Characters may comment on crimes, react to explosions, gossip about story events, or respond to player decisions in real time.

This creates worlds that feel socially reactive—but also dramatically increases localization complexity.

Instead of localizing a limited set of ambient lines, teams may now handle thousands of reactive voice fragments across multiple systems.

Reactive barks create scaling problems

One major issue comes from “barks”—short reactive NPC lines triggered dynamically during gameplay.

A single open-world district may contain:

  • combat reactions
  • greetings
  • warnings
  • panic responses
  • contextual jokes
  • crowd gossip
  • environmental comments

And unlike cinematic dialogue, these lines often trigger unpredictably.

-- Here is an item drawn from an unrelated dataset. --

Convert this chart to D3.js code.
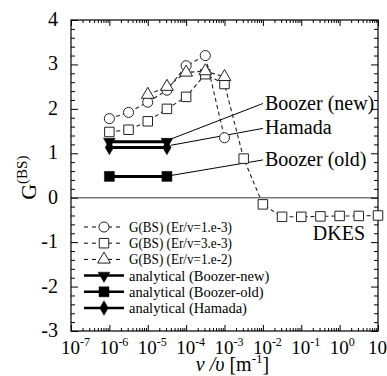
<!DOCTYPE html>
<html>
<head>
<meta charset="utf-8">
<script src="https://cdn.jsdelivr.net/npm/d3@7"></script>
<style>
  body { margin: 0; background: #fff; }
  text, tspan { font-family: 'Liberation Serif', serif; }
</style>
</head>
<body>
<script>
// G(BS) from DKES, three Er/v values
const circX = [1e-6, 3.16e-6, 1e-5, 3.16e-5, 1e-4, 3.16e-4, 1e-3];
const circY = [1.78, 1.92, 2.15, 2.42, 2.97, 3.2, 1.35];

const sqX = [1e-6, 3.16e-6, 1e-5, 3.16e-5, 1e-4, 3.16e-4, 1e-3, 3.16e-3, 1e-2, 3.16e-2, 1e-1, 3.16e-1, 1, 3.16, 10];
const sqY = [1.48, 1.53, 1.72, 2.0, 2.27, 2.78, 2.56, 0.88, -0.15, -0.43, -0.43, -0.42, -0.41, -0.41, -0.4];

const triX = [1e-5, 3.16e-5, 1e-4, 3.16e-4, 1e-3];
const triY = [2.32, 2.5, 2.82, 2.85, 2.72];

// analytical values (flat)
const anaX = [1e-6, 3.16e-5];
const boozerNew = [1.26, 1.26];
const boozerOld = [0.48, 0.48];
const hamada = [1.13, 1.13];

// annotation callouts: [label, start x, start y, end x, end y]
const callouts = [
  ["Boozer (new)", 4e-5, 1.32, 1e-2, 2.12],
  ["Hamada", 4e-5, 1.18, 1e-2, 1.56],
  ["Boozer (old)", 4e-5, 0.5, 1e-2, 0.85]
];

const xTicks = [-7, -6, -5, -4, -3, -2, -1, 0, 1];
const yTicks = [-3, -2, -1, 0, 1, 2, 3, 4];

const legendItems = [
  { label: "G(BS) (Er/v=1.e-3)", sym: "circle", dash: true },
  { label: "G(BS) (Er/v=3.e-3)", sym: "square", dash: true },
  { label: "G(BS) (Er/v=1.e-2)", sym: "triangle", dash: true },
  { label: "analytical (Boozer-new)", sym: "triDown", dash: false },
  { label: "analytical (Boozer-old)", sym: "squareF", dash: false },
  { label: "analytical (Hamada)", sym: "diamond", dash: false }
];

const FONT = "'Liberation Serif'";
const W = 387, H = 376;
const margin = { top: 20, right: 9, bottom: 45, left: 71 };
const width = W - margin.left - margin.right;
const height = H - margin.top - margin.bottom;

const svg = d3.select("body").append("svg").attr("width", W).attr("height", H);
const g = svg.append("g").attr("transform", `translate(${margin.left},${margin.top})`);

const x = d3.scaleLog().domain([1e-7, 10]).range([0, width]);
const y = d3.scaleLinear().domain([-3, 4]).range([height, 0]);

// zero line
g.append("line")
  .attr("x1", 0).attr("x2", width)
  .attr("y1", y(0)).attr("y2", y(0))
  .attr("stroke", "#7a7a7a").attr("stroke-width", 1.6);

// log ticks on bottom and top (inward)
const minorX = [];
for (let e = -7; e < 1; e++) for (let k = 2; k <= 9; k++) minorX.push(k * Math.pow(10, e));
const majorX = xTicks.map((e) => Math.pow(10, e));

g.append("g").attr("transform", `translate(0,${height})`)
  .call(d3.axisBottom(x).tickValues(majorX).tickSize(-6).tickFormat(""))
  .call((a) => a.select(".domain").remove());
g.append("g").attr("transform", `translate(0,${height})`)
  .call(d3.axisBottom(x).tickValues(minorX).tickSize(-3).tickFormat(""))
  .call((a) => a.select(".domain").remove());
g.append("g")
  .call(d3.axisTop(x).tickValues(majorX).tickSize(-6).tickFormat(""))
  .call((a) => a.select(".domain").remove());
g.append("g")
  .call(d3.axisTop(x).tickValues(minorX).tickSize(-3).tickFormat(""))
  .call((a) => a.select(".domain").remove());

// y ticks left and right (inward)
const minorY = d3.range(-3, 4.001, 0.2).filter((v) => Math.abs(v - Math.round(v)) > 1e-6);
g.append("g")
  .call(d3.axisLeft(y).tickValues(yTicks).tickSize(-7).tickFormat(""))
  .call((a) => a.select(".domain").remove());
g.append("g")
  .call(d3.axisLeft(y).tickValues(minorY).tickSize(-4).tickFormat(""))
  .call((a) => a.select(".domain").remove());
g.append("g").attr("transform", `translate(${width},0)`)
  .call(d3.axisRight(y).tickValues(yTicks).tickSize(-7).tickFormat(""))
  .call((a) => a.select(".domain").remove());
g.append("g").attr("transform", `translate(${width},0)`)
  .call(d3.axisRight(y).tickValues(minorY).tickSize(-4).tickFormat(""))
  .call((a) => a.select(".domain").remove());
g.selectAll(".tick line").attr("stroke", "#000").attr("stroke-width", 1);
g.selectAll(".tick text").remove();

// frame
g.append("rect").attr("width", width).attr("height", height)
  .attr("fill", "none").attr("stroke", "#000").attr("stroke-width", 1.2);

// y tick labels
g.selectAll(".ylab").data(yTicks).enter().append("text")
  .attr("x", -13).attr("y", (d) => y(d) + 6)
  .attr("text-anchor", "end").attr("font-size", 20)
  .text((d) => d);

// x tick labels 10^e
const xl = g.selectAll(".xlab").data(xTicks).enter().append("text")
  .attr("x", (d) => x(Math.pow(10, d)) - 10).attr("y", height + 23)
  .attr("font-size", 19);
xl.append("tspan").text("10");
xl.append("tspan").attr("dy", -8).attr("font-size", 12).text((d) => d);

// axis titles
const xt = svg.append("text").attr("x", margin.left + width / 2 + 8).attr("y", H - 5)
  .attr("text-anchor", "middle").attr("font-size", 20);
xt.append("tspan").attr("font-style", "italic").text("ν /υ");
xt.append("tspan").text("  [m");
xt.append("tspan").attr("dy", -8).attr("font-size", 13).text("-1");
xt.append("tspan").attr("dy", 8).text("]");

const yt = svg.append("text").attr("transform", `translate(36,${margin.top + y(0.45)}) rotate(-90)`)
  .attr("text-anchor", "middle").attr("font-size", 22);
yt.append("tspan").text("G");
yt.append("tspan").attr("dy", -9).attr("font-size", 15).text("(BS)");

// symbols
const symSize = { circle: 80, square: 90, triangle: 70, triDown: 60, squareF: 100, diamond: 60 };
function symPath(type) {
  if (type === "circle") return d3.symbol().type(d3.symbolCircle).size(symSize.circle)();
  if (type === "square" || type === "squareF") return d3.symbol().type(d3.symbolSquare).size(symSize[type])();
  if (type === "triangle") return d3.symbol().type(d3.symbolTriangle).size(symSize.triangle)();
  if (type === "triDown") return d3.symbol().type(d3.symbolTriangle).size(symSize.triDown)();
  return d3.symbol().type(d3.symbolDiamond).size(symSize.diamond)();
}
function drawSym(sel, type) {
  const open = type === "circle" || type === "square" || type === "triangle";
  sel.attr("d", symPath(type))
    .attr("fill", open ? "#fff" : "#000")
    .attr("stroke", open ? "#222" : "#000")
    .attr("stroke-width", open ? 1 : 0.5);
}

const line = d3.line().x((d) => x(d[0])).y((d) => y(d[1]));

// analytical lines
[[boozerNew, "triDown"], [hamada, "diamond"], [boozerOld, "squareF"]].forEach(([vals, sym]) => {
  const pts = anaX.map((v, i) => [v, vals[i]]);
  g.append("path").datum(pts).attr("d", line)
    .attr("fill", "none").attr("stroke", "#000").attr("stroke-width", 3);
  g.selectAll(null).data(pts).enter().append("path")
    .attr("transform", (d) => `translate(${x(d[0])},${y(d[1])})` + (sym === "triDown" ? " rotate(180)" : ""))
    .call(drawSym, sym);
});

// callout lines and labels
callouts.forEach(([lab, x0, y0, x1, y1]) => {
  g.append("line")
    .attr("x1", x(x0)).attr("y1", y(y0)).attr("x2", x(x1)).attr("y2", y(y1))
    .attr("stroke", "#000").attr("stroke-width", 1);
  g.append("text").attr("x", x(x1) + 2).attr("y", y(y1) + 6)
    .attr("font-size", 20).text(lab);
});
g.append("text").attr("x", x(0.2)).attr("y", y(-0.95))
  .attr("font-size", 20).text("DKES");

// DKES series
const series = [
  [circX, circY, "circle"],
  [sqX, sqY, "square"],
  [triX, triY, "triangle"]
];
series.forEach(([xs, ys, sym]) => {
  const pts = xs.map((v, i) => [v, ys[i]]);
  g.append("path").datum(pts).attr("d", line)
    .attr("fill", "none").attr("stroke", "#222").attr("stroke-width", 1.1)
    .attr("stroke-dasharray", "4,3");
});
series.forEach(([xs, ys, sym]) => {
  const pts = xs.map((v, i) => [v, ys[i]]);
  g.selectAll(null).data(pts).enter().append("path")
    .attr("transform", (d) => `translate(${x(d[0])},${y(d[1])})`)
    .call(drawSym, sym);
});

// legend
const lg = svg.append("g").attr("transform", "translate(84,227)");
legendItems.forEach((it, i) => {
  const row = lg.append("g").attr("transform", `translate(0,${i * 16.2})`);
  row.append("line").attr("x1", 0).attr("x2", 40).attr("y1", 0).attr("y2", 0)
    .attr("stroke", "#000")
    .attr("stroke-width", it.dash ? 1 : 2.5)
    .attr("stroke-dasharray", it.dash ? "4,4" : null);
  row.append("path")
    .attr("transform", `translate(20,0)` + (it.sym === "triDown" ? " rotate(180)" : ""))
    .call(drawSym, it.sym);
  const t = row.append("text").attr("x", 45).attr("y", 5).attr("font-size", 14.5).text(it.label);
  // the G(BS) rows are set narrower in the original
  if (it.dash) t.attr("textLength", 103).attr("lengthAdjust", "spacingAndGlyphs");
});

// force serif face on every label and make sure layout is computed
svg.selectAll("text").style("font-family", FONT).each(function () {
  this.getComputedTextLength();
});
</script>
</body>
</html>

This creates problems for localization because:

  • lines may overlap with gameplay audio
  • context may be unclear during recording
  • emotional tone changes rapidly
  • playback timing varies across languages

A bark that sounds natural in English may feel too long, too loud, or emotionally mismatched in another language.

At scale, even small issues become noticeable because players hear crowd systems constantly throughout gameplay.

Open-world realism requires more variation

To avoid repetition, studios are recording increasingly large pools of crowd dialogue variations.

This improves immersion, but multiplies localization demands.

Instead of recording:

  • one market reaction
    or
  • one combat warning

teams may now need dozens of alternate localized versions for the same event.

For multilingual projects, this creates pressure across:

  • translation
  • casting
  • voice recording
  • implementation
  • QA testing

The challenge becomes even larger in live-service games where new events and seasonal content constantly introduce fresh NPC reactions.

As explored in Force Media article: The Hidden Localization Problem in Procedural Quest Audio, dynamic systems already complicate dialogue workflows. Crowd audio expands this challenge into massive environmental scale.

Why implementation is becoming the real bottleneck

In many cases, the biggest problem is no longer recording—it is implementation management.

Crowd systems rely heavily on:

  • trigger logic
  • spatial audio behavior
  • playback priority systems
  • environmental mixing
  • conditional dialogue states

This means localization teams increasingly need to collaborate with:

  • AI behavior designers
  • audio implementers
  • systems engineers
  • open-world narrative teams

Without strong coordination, localized crowd systems can quickly become chaotic:

  • overlapping dialogue
  • repetitive lines
  • mismatched emotional reactions
  • broken timing
  • immersion-breaking audio density

As crowd systems become smarter, localization workflows must become more systemic as well.

The future of ambient localization

NPC crowds are evolving from background texture into active storytelling systems.

Players now expect cities, towns, and social spaces to feel reactive and alive—and much of that realism comes through audio. Building believable crowd systems across multiple languages is becoming one of the most resource-intensive challenges in modern gamedev.

The studios that solve it successfully will be the ones that treat crowd audio as part of core worldbuilding, not secondary ambience.